Dataset rows
● ● ● ● ● ● ●

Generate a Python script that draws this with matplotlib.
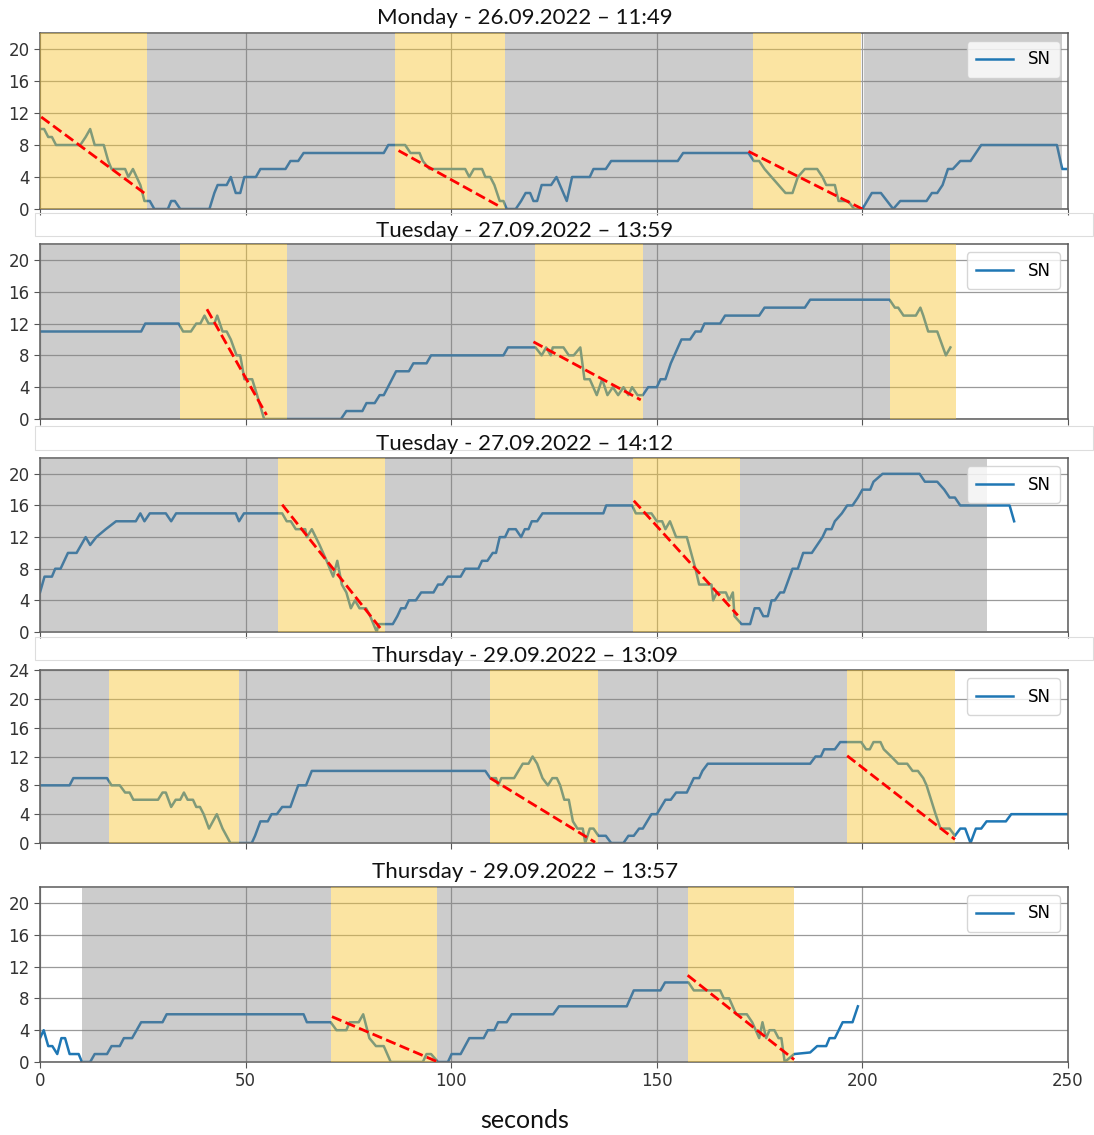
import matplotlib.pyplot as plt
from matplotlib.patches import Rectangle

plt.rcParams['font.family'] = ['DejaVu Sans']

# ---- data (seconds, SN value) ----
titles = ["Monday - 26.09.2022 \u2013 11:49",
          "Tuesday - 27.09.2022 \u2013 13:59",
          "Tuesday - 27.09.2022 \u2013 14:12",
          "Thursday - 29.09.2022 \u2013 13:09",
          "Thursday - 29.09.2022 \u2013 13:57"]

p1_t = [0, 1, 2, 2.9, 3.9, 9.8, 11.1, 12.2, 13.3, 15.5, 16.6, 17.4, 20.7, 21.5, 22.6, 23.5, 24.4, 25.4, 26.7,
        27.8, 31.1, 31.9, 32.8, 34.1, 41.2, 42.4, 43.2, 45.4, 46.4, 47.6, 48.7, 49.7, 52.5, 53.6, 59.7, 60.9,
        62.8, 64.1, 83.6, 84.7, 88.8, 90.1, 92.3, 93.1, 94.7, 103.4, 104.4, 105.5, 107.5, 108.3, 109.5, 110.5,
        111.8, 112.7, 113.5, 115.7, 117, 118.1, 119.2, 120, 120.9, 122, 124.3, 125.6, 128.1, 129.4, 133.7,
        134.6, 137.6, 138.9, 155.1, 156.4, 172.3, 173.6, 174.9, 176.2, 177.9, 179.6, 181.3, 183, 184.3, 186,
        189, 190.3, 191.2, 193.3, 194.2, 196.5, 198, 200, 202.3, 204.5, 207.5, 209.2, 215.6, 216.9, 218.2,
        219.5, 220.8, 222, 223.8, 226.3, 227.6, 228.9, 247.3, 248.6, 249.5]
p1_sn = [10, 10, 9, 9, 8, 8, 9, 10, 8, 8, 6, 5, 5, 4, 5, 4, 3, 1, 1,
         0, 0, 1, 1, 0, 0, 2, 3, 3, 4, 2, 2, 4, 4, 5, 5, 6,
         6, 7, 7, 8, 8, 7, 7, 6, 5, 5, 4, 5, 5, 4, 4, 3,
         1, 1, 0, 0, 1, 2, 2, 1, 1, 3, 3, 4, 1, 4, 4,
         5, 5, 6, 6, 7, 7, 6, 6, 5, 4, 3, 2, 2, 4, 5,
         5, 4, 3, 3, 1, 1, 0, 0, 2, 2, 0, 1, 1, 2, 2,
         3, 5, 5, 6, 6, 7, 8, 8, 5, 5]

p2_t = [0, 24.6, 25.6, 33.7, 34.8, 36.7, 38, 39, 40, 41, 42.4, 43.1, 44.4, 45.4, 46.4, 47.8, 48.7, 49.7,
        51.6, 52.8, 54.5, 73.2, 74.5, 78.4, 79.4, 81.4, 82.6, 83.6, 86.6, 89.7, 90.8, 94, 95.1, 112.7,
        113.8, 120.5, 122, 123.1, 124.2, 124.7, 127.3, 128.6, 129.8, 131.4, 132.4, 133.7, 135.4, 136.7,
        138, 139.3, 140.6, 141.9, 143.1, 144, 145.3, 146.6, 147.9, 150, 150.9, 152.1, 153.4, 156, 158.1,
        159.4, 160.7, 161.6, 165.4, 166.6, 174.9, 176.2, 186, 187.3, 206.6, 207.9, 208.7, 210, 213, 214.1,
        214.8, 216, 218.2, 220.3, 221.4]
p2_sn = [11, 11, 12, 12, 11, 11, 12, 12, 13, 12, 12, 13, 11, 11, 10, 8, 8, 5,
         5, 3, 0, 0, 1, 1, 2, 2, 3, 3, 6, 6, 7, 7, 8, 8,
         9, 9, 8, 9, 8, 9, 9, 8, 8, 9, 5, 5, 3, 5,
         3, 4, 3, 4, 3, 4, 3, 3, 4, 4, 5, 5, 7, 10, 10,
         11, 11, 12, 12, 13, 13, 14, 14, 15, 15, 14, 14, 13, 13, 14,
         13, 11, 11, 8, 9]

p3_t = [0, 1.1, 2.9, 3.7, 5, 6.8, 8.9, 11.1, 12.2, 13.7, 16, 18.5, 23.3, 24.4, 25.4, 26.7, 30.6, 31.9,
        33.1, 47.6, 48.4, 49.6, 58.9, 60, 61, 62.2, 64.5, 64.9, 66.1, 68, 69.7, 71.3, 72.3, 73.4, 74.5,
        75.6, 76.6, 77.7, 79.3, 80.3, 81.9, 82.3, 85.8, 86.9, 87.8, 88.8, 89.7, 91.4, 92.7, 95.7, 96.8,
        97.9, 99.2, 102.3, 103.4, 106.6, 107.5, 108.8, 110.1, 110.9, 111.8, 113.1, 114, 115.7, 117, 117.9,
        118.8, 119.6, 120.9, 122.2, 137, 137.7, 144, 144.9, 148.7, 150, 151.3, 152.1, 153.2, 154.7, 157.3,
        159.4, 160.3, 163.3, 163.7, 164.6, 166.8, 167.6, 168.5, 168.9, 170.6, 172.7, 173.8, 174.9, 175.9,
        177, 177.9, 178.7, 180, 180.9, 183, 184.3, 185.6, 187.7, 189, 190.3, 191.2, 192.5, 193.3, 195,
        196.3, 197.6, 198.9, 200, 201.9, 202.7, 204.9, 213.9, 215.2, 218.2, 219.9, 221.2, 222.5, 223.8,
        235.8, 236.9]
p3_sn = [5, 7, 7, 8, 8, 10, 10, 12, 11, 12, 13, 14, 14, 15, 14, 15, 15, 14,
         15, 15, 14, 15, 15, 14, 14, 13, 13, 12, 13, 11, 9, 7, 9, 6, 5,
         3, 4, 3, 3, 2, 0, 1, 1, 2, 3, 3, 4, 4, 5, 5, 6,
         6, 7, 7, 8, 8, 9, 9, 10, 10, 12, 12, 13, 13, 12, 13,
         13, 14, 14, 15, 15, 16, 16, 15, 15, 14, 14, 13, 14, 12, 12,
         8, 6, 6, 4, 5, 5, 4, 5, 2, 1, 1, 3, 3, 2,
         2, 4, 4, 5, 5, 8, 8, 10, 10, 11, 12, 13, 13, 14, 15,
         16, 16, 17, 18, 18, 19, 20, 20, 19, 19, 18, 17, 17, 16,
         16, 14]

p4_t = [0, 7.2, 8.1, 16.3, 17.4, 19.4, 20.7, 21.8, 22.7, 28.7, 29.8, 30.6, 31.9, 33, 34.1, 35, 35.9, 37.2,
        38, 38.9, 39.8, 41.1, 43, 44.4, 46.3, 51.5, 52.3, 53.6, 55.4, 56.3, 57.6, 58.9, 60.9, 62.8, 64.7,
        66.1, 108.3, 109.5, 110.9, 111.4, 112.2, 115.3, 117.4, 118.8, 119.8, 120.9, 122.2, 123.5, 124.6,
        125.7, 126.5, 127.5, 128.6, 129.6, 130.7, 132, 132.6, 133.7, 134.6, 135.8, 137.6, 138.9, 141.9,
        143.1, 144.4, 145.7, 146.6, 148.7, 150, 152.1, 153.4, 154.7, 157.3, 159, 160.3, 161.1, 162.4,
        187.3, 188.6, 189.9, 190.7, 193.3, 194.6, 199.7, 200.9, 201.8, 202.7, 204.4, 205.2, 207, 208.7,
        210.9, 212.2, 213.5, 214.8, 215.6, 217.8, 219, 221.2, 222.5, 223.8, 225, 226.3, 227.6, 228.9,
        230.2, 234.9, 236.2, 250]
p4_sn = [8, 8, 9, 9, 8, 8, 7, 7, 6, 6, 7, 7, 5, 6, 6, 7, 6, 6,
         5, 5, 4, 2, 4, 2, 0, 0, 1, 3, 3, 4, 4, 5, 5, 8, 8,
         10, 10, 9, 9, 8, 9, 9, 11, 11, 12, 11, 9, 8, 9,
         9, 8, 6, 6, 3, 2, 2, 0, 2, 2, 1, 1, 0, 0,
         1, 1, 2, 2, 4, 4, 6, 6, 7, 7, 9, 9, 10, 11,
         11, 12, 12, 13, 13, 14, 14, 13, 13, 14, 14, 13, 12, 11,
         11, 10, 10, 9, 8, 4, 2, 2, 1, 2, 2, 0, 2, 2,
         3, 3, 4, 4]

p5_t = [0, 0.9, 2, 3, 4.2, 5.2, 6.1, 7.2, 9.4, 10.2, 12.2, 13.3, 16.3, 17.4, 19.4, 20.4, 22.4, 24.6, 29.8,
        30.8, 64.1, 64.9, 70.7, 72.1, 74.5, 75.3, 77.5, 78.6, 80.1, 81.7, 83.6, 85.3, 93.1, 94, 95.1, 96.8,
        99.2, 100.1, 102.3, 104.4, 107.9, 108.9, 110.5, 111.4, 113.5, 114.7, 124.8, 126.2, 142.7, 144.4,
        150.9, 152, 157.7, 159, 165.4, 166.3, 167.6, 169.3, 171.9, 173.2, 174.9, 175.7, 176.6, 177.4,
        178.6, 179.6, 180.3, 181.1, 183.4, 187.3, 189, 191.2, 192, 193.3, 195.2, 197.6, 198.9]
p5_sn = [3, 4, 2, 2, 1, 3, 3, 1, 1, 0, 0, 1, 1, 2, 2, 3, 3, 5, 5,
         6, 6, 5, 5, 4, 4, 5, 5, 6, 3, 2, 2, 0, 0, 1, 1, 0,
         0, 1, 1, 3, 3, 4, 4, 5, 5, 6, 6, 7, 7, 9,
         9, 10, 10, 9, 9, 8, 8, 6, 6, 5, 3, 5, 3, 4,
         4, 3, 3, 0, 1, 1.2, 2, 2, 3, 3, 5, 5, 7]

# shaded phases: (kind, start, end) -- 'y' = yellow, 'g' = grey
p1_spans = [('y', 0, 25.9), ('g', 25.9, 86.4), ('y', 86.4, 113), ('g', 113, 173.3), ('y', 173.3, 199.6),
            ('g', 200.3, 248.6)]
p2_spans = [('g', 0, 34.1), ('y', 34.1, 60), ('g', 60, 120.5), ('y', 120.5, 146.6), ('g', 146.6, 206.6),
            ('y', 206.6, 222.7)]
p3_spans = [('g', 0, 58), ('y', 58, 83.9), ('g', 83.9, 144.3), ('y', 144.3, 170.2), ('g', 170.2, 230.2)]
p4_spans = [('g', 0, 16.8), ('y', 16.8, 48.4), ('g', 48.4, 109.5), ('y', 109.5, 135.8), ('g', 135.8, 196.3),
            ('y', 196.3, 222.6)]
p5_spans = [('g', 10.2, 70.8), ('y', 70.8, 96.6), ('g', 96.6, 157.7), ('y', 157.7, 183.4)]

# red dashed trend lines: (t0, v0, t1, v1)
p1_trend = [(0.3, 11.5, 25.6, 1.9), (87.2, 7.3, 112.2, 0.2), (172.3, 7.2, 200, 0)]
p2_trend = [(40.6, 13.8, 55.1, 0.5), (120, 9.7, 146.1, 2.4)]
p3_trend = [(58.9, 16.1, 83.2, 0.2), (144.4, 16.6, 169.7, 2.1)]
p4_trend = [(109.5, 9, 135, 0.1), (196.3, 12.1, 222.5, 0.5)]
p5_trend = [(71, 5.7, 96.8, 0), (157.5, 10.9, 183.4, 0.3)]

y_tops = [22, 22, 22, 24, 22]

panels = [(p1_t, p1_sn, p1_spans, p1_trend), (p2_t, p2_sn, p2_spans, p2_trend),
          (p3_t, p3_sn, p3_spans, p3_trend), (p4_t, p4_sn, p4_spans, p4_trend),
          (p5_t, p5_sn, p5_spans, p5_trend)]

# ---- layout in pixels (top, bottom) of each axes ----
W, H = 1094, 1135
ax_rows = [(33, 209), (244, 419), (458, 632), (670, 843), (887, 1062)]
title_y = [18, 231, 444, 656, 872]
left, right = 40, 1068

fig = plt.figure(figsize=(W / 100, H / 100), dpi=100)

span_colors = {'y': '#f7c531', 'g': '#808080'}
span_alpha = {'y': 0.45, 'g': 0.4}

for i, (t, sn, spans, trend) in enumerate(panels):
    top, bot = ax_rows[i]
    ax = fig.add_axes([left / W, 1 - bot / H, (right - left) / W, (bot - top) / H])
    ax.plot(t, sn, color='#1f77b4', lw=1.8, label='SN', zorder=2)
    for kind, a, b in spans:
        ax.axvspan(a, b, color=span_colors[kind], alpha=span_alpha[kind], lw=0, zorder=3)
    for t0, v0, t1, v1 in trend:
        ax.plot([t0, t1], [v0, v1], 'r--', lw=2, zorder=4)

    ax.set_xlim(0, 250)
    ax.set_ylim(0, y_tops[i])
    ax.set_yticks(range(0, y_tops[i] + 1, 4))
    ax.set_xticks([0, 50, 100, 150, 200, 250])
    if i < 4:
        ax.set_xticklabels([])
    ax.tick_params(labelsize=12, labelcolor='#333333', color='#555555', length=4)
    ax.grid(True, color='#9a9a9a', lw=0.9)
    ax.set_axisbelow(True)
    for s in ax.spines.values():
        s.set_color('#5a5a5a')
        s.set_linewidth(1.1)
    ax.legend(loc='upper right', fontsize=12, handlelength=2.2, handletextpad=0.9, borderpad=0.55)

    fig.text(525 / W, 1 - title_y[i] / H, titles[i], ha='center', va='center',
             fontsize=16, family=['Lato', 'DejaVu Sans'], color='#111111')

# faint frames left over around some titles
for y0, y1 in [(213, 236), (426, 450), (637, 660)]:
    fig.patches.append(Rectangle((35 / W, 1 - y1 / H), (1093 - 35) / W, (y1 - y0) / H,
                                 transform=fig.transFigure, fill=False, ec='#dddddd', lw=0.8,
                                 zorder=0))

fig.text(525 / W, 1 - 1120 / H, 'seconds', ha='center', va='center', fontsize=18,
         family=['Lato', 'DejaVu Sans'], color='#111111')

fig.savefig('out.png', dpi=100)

● ● ● ● ● ● ●

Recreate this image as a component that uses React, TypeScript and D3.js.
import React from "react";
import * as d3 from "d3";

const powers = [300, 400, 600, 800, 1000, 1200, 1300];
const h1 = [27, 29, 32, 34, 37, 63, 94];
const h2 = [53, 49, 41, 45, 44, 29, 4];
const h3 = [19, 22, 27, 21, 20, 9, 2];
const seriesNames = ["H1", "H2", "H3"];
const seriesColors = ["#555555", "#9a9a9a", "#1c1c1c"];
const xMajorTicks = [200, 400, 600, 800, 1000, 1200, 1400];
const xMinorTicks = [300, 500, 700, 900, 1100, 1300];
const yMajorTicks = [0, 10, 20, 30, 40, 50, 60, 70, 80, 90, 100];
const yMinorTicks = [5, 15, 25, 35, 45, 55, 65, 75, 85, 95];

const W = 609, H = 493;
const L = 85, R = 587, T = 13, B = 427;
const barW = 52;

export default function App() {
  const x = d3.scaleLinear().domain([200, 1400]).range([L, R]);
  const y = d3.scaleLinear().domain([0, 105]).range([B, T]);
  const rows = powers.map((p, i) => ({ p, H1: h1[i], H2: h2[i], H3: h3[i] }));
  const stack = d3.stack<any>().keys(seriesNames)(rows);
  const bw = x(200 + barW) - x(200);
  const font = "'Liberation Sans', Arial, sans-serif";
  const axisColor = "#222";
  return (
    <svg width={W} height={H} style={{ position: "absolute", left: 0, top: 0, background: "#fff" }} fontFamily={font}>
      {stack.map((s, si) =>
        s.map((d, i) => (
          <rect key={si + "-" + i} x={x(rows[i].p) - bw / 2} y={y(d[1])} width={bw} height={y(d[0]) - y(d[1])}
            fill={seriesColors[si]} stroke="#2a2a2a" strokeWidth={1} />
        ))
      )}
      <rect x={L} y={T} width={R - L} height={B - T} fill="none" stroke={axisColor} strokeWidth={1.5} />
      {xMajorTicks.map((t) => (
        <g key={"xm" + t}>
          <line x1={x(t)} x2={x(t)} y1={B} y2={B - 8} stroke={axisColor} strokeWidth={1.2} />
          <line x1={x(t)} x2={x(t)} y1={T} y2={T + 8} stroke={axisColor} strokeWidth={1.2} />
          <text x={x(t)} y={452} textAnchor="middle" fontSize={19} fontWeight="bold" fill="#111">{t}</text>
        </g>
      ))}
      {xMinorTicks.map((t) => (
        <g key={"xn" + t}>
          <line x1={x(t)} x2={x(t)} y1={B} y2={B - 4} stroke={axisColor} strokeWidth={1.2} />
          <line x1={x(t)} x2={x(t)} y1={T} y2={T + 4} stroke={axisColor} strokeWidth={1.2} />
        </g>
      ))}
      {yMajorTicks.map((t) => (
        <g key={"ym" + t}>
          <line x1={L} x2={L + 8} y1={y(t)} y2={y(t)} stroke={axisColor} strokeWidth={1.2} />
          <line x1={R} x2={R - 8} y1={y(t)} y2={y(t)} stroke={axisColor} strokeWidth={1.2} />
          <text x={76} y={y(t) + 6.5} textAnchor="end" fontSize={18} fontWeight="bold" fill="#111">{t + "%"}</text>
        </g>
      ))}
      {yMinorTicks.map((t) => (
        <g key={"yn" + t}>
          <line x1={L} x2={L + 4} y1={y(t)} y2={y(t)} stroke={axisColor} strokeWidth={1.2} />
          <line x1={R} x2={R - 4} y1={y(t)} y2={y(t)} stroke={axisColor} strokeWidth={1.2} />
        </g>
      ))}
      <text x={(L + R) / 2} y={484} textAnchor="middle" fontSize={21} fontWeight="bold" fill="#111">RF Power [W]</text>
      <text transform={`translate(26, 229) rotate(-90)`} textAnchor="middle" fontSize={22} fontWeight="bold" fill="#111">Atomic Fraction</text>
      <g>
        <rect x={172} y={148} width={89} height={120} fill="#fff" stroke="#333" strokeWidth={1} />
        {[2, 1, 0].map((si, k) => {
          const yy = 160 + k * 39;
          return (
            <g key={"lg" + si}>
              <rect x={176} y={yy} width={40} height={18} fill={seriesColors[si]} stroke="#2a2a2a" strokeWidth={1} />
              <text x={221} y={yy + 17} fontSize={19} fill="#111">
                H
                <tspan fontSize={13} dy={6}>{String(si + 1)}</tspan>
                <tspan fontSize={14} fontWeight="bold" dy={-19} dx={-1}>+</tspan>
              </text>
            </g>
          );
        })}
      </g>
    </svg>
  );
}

● ● ● ● ● ● ●

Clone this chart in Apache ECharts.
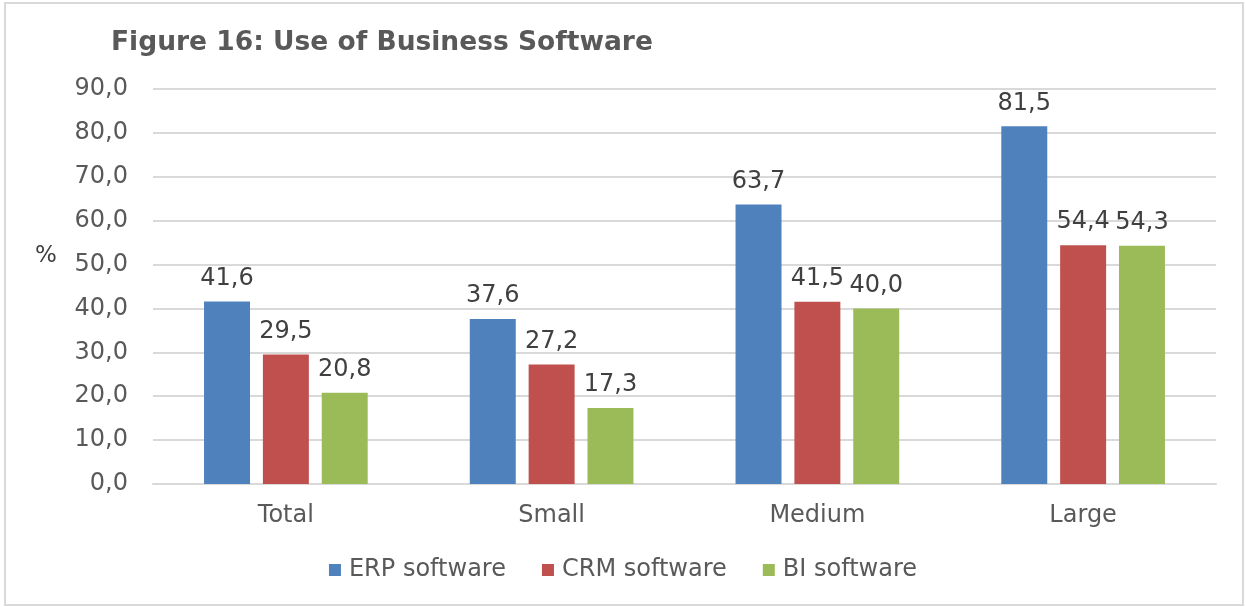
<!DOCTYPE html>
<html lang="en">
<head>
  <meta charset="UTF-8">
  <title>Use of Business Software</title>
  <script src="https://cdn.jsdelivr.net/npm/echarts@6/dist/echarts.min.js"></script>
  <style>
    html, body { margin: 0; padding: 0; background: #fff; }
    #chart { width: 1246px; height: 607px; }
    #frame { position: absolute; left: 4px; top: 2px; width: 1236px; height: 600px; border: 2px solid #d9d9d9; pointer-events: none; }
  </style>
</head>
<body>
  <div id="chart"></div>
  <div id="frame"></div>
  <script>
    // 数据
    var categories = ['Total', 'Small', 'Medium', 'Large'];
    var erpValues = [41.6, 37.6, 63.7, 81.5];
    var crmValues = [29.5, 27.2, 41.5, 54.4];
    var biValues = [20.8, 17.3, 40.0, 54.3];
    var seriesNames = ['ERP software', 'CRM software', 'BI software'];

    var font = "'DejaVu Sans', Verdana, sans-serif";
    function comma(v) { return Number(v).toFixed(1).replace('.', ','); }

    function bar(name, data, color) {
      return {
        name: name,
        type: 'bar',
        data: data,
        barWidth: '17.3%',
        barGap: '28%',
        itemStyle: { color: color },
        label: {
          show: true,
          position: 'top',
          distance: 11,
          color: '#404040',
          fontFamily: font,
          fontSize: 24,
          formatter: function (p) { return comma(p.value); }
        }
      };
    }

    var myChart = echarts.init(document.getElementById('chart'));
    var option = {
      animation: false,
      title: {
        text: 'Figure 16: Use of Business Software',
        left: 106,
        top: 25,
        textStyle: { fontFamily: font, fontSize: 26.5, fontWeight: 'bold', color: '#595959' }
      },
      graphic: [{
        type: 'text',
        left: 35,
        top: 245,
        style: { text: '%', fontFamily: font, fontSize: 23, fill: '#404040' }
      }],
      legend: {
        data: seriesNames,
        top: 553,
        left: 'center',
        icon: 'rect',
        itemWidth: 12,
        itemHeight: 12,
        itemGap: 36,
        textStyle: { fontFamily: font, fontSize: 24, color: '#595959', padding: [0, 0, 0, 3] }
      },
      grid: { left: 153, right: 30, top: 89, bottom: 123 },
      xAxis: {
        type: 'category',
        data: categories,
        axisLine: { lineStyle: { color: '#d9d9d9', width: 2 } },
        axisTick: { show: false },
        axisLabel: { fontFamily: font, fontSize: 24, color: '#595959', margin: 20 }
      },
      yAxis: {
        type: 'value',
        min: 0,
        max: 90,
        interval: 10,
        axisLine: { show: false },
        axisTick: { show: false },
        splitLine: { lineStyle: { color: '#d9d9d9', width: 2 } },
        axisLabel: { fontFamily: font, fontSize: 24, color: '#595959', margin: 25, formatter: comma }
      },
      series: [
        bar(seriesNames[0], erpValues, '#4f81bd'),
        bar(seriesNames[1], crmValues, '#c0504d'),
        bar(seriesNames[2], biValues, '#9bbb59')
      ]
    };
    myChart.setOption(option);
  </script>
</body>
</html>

● ● ● ● ● ● ●

* [WORK TO DO] Retype only what lies between the line bearing "Recreate this image" and the line bearing "const barW = 52;", keeping both of those lines.

* [EXERCISE SOLUTION]
Recreate this image as a component that uses React, TypeScript and D3.js.
import React from "react";
import * as d3 from "d3";

const powers = [300, 400, 600, 800, 1000, 1200, 1300];
const h1 = [27, 29, 32, 34, 37, 63, 94];
const h2 = [53, 49, 41, 45, 44, 29, 4];
const h3 = [19, 22, 27, 21, 20, 9, 2];
const seriesNames = ["H1", "H2", "H3"];
const seriesColors = ["#555555", "#9a9a9a", "#1c1c1c"];
const xMajorTicks = [200, 400, 600, 800, 1000, 1200, 1400];
const xMinorTicks = [300, 500, 700, 900, 1100, 1300];
const yMajorTicks = [0, 10, 20, 30, 40, 50, 60, 70, 80, 90, 100];
const yMinorTicks = [5, 15, 25, 35, 45, 55, 65, 75, 85, 95];

const W = 609, H = 493;
const L = 85, R = 587, T = 13, B = 427;
const barW = 52;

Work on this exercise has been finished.